High Resolution Soil Hydraulic Properties estimation from remotely sensed soil moisture time series.

Accurate estimation of soil hydraulic properties, specifically field capacity (FC) and wilting point (WP), collectively known as Water Holding Capacity (WHC), is crucial for effective water resource management in agriculture and the environment. Traditionally, WHC is obtained through soil sampling and laboratory analysis. Pedo Transfer Functions (PTFs) have been developed to estimate WHC from soil composition data, simplifying the process but still relying on accurate soil measurements.

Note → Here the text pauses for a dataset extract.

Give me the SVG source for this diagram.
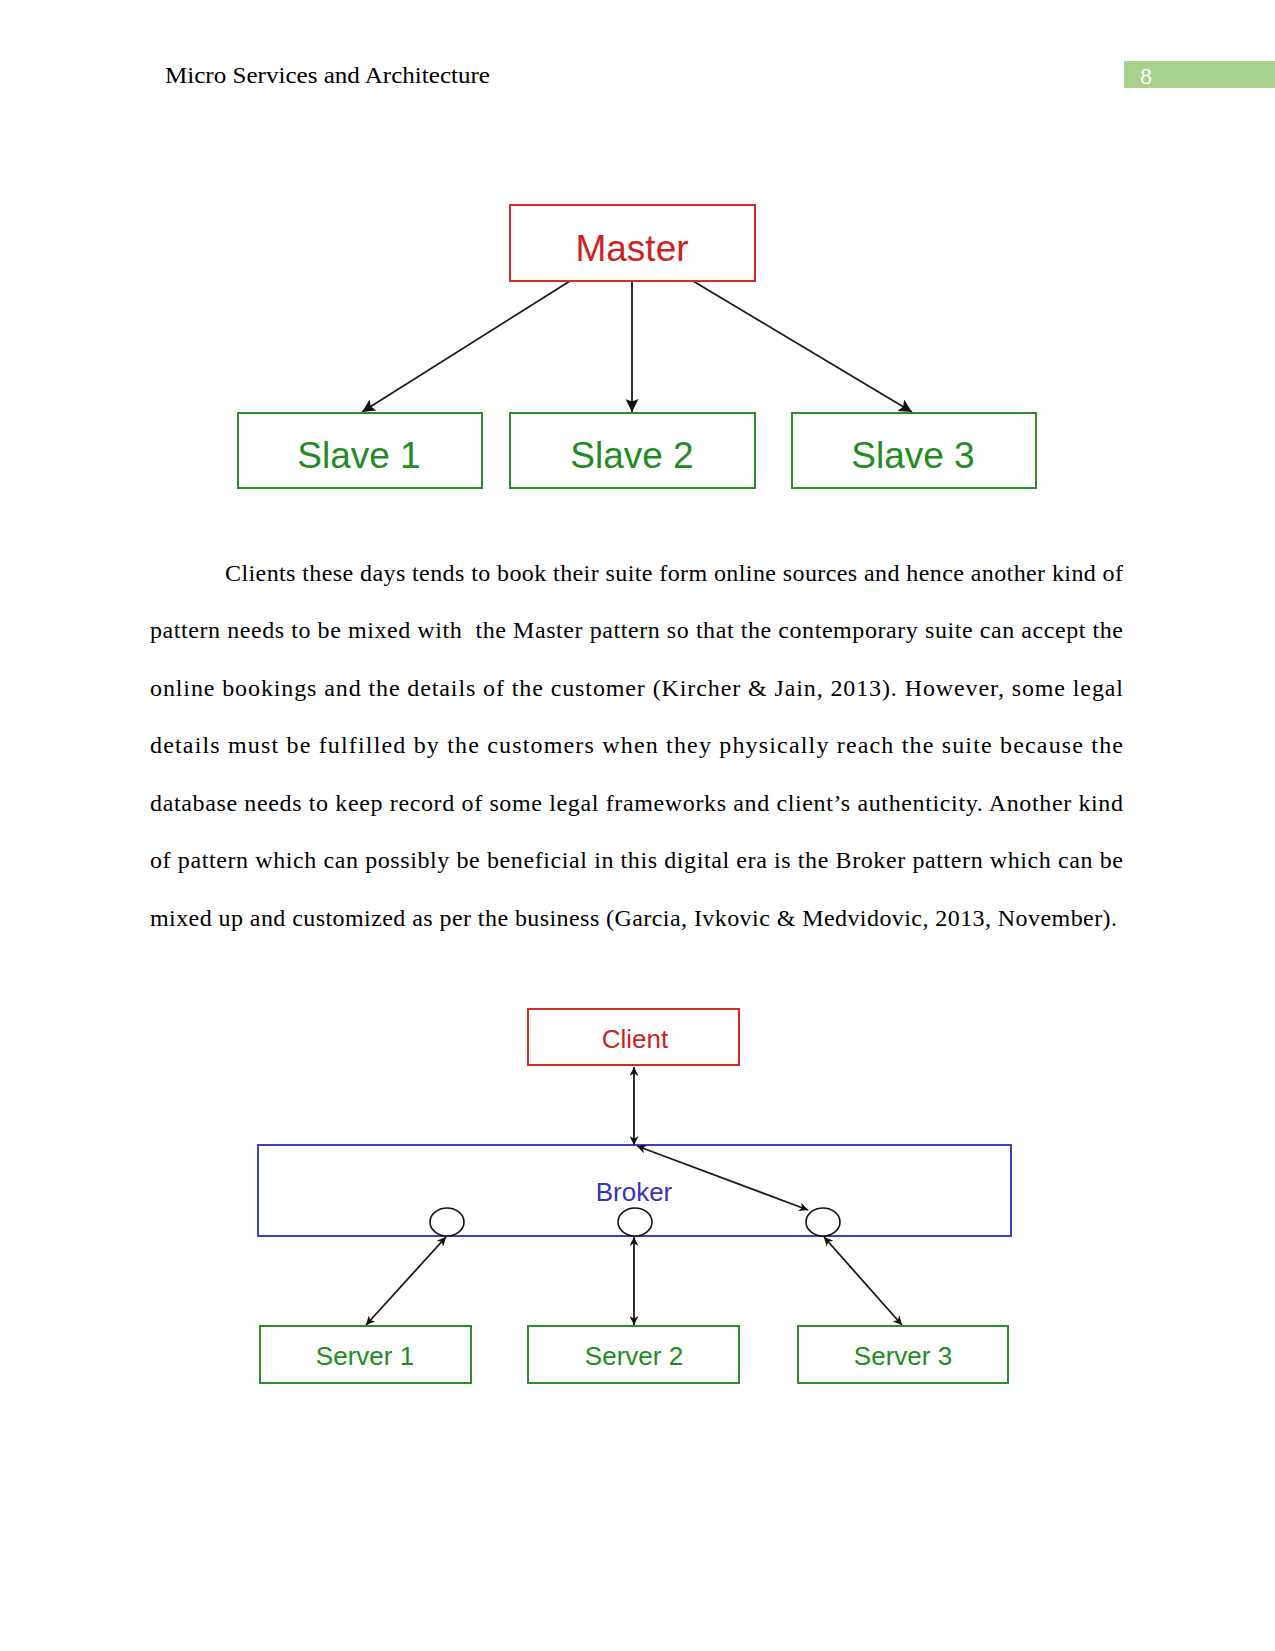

In response, we propose a novel algorithm for dynamic FC and WP estimation based on continuous soil moisture time series from remote sensing. This study includes a preliminary accuracy assessment of the downscaled 100-m soil-moisture time-series obtained from a combination of SMAP and Landsat data against in-situ stations from the International Soil Moisture Network (ISMN) which also include WP and FC measurements. Leveraging these long time series of soil moisture data enables a more nuanced and adaptive characterization of soil hydraulic properties over time. This approach recognizes the influence of factors such as precipitation, evapotranspiration, and land management practices on soil moisture variability.

Furthermore, we perform a comparative analysis with SoilHydroGrids’ WP and FC as a benchmark, to underscore the advancements, enhancements and potential limitations of our approach. Our results demonstrate a noteworthy enhancement in the estimation of Field Capacity, reducing the Root Mean Square Error (RMSE) from 0.15m³/m³ to 0.09m³/m³. Moreover, our algorithm exhibits slightly superior predictions for the wilting point when compared against laboratory measurements. Generally, our approach is capable of identifying a larger range of WP and FC values, which is also seen in the in-situ data.